**Material provided**

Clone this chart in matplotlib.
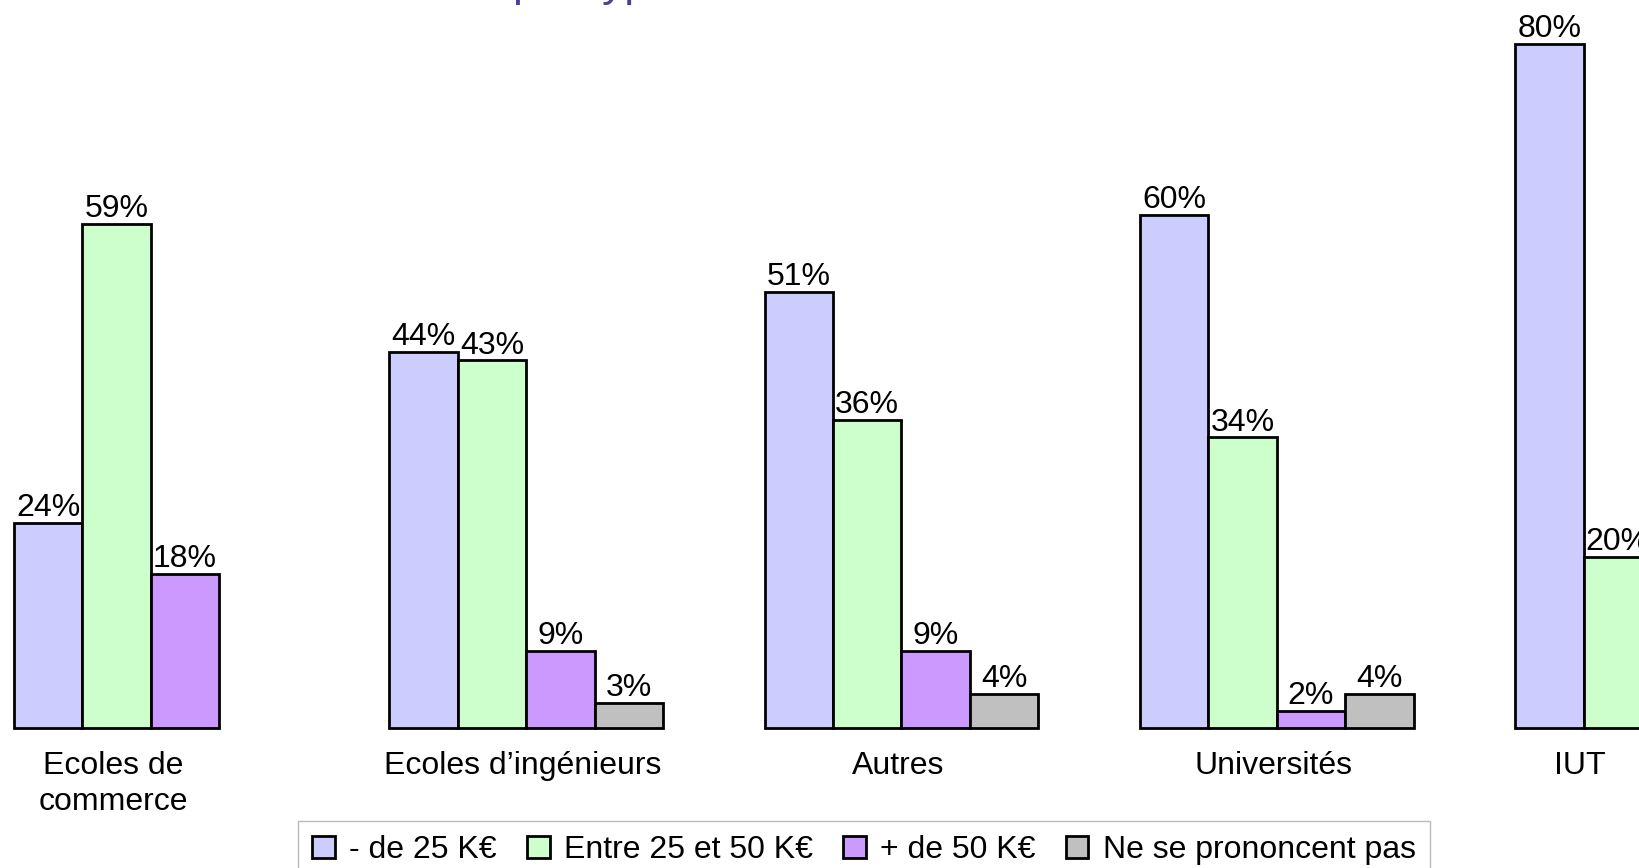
import matplotlib
matplotlib.use("Agg")
import matplotlib.pyplot as plt
from matplotlib.patches import Patch

plt.rcParams['font.family'] = ['Liberation Sans', 'DejaVu Sans']

categories = ["Ecoles de\ncommerce", "Ecoles d\u2019ing\u00e9nieurs", "Autres", "Universit\u00e9s", "IUT"]
series_names = ["- de 25 K\u20ac", "Entre 25 et 50 K\u20ac", "+ de 50 K\u20ac", "Ne se prononcent pas"]
moins_25 = [24, 44, 51, 60, 80]
entre_25_50 = [59, 43, 36, 34, 20]
plus_50 = [18, 9, 9, 2, None]
ne_se_prononcent = [None, 3, 4, 4, None]
series = [moins_25, entre_25_50, plus_50, ne_se_prononcent]
colors = ["#CCCCFF", "#CCFFCC", "#CC99FF", "#C0C0C0"]

W, H = 1640, 868
fig = plt.figure(figsize=(W / 100, H / 100), dpi=100)
ax = fig.add_axes([0, 0, 1, 1])

group_step = 5.487
bar_w = 1.0
FS = 23

for j, (vals, col) in enumerate(zip(series, colors)):
    for i, v in enumerate(vals):
        if v is None:
            continue
        x = i * group_step + j * bar_w
        ax.bar(x, v, width=bar_w, align='edge', color=col, edgecolor='black',
               linewidth=2.0, zorder=2)
        ax.annotate(f"{v}%", (x + bar_w / 2, v), xytext=(0, 5),
                    textcoords='offset points', ha='center', va='baseline',
                    fontsize=FS, color='black', zorder=3)

for i, cat in enumerate(categories):
    n = sum(1 for s in series if s[i] is not None)
    cx = i * group_step + n * bar_w / 2 - 0.05
    ax.text(cx, -2.6, cat, ha='center', va='top', fontsize=FS,
            color='black', linespacing=1.3)

ax.set_xlim(-14 / 68.4, (W - 14) / 68.4)
ax.set_ylim(-(H - 728.3) / 8.554, 728.3 / 8.554)
ax.axis('off')

handles = [Patch(facecolor=c, edgecolor='black', linewidth=2.0) for c in colors]
leg = fig.legend(handles, series_names, loc='upper center',
                 bbox_to_anchor=(864 / W, 1 - 821 / H), bbox_transform=fig.transFigure,
                 ncol=4, fontsize=FS, frameon=True, fancybox=False,
                 handlelength=0.7, handleheight=0.7, handletextpad=0.45,
                 columnspacing=0.95, borderpad=0.45, borderaxespad=0)
leg.get_frame().set_edgecolor('#AAAAAA')
leg.get_frame().set_linewidth(1.0)

# partially visible title (cut off at the top of the image)
fig.text(513 / W, (H + 4) / H, "par type", fontsize=32, color='#4B3F96',
         ha='left', va='baseline')

fig.savefig("out.png", dpi=100)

**Aim**
Write out the listing above exactly as it stands, pictures excluded.

**Worked solution**
Clone this chart in matplotlib.
import matplotlib
matplotlib.use("Agg")
import matplotlib.pyplot as plt
from matplotlib.patches import Patch

plt.rcParams['font.family'] = ['Liberation Sans', 'DejaVu Sans']

categories = ["Ecoles de\ncommerce", "Ecoles d\u2019ing\u00e9nieurs", "Autres", "Universit\u00e9s", "IUT"]
series_names = ["- de 25 K\u20ac", "Entre 25 et 50 K\u20ac", "+ de 50 K\u20ac", "Ne se prononcent pas"]
moins_25 = [24, 44, 51, 60, 80]
entre_25_50 = [59, 43, 36, 34, 20]
plus_50 = [18, 9, 9, 2, None]
ne_se_prononcent = [None, 3, 4, 4, None]
series = [moins_25, entre_25_50, plus_50, ne_se_prononcent]
colors = ["#CCCCFF", "#CCFFCC", "#CC99FF", "#C0C0C0"]

W, H = 1640, 868
fig = plt.figure(figsize=(W / 100, H / 100), dpi=100)
ax = fig.add_axes([0, 0, 1, 1])

group_step = 5.487
bar_w = 1.0
FS = 23

for j, (vals, col) in enumerate(zip(series, colors)):
    for i, v in enumerate(vals):
        if v is None:
            continue
        x = i * group_step + j * bar_w
        ax.bar(x, v, width=bar_w, align='edge', color=col, edgecolor='black',
               linewidth=2.0, zorder=2)
        ax.annotate(f"{v}%", (x + bar_w / 2, v), xytext=(0, 5),
                    textcoords='offset points', ha='center', va='baseline',
                    fontsize=FS, color='black', zorder=3)

for i, cat in enumerate(categories):
    n = sum(1 for s in series if s[i] is not None)
    cx = i * group_step + n * bar_w / 2 - 0.05
    ax.text(cx, -2.6, cat, ha='center', va='top', fontsize=FS,
            color='black', linespacing=1.3)

ax.set_xlim(-14 / 68.4, (W - 14) / 68.4)
ax.set_ylim(-(H - 728.3) / 8.554, 728.3 / 8.554)
ax.axis('off')

handles = [Patch(facecolor=c, edgecolor='black', linewidth=2.0) for c in colors]
leg = fig.legend(handles, series_names, loc='upper center',
                 bbox_to_anchor=(864 / W, 1 - 821 / H), bbox_transform=fig.transFigure,
                 ncol=4, fontsize=FS, frameon=True, fancybox=False,
                 handlelength=0.7, handleheight=0.7, handletextpad=0.45,
                 columnspacing=0.95, borderpad=0.45, borderaxespad=0)
leg.get_frame().set_edgecolor('#AAAAAA')
leg.get_frame().set_linewidth(1.0)

# partially visible title (cut off at the top of the image)
fig.text(513 / W, (H + 4) / H, "par type", fontsize=32, color='#4B3F96',
         ha='left', va='baseline')

fig.savefig("out.png", dpi=100)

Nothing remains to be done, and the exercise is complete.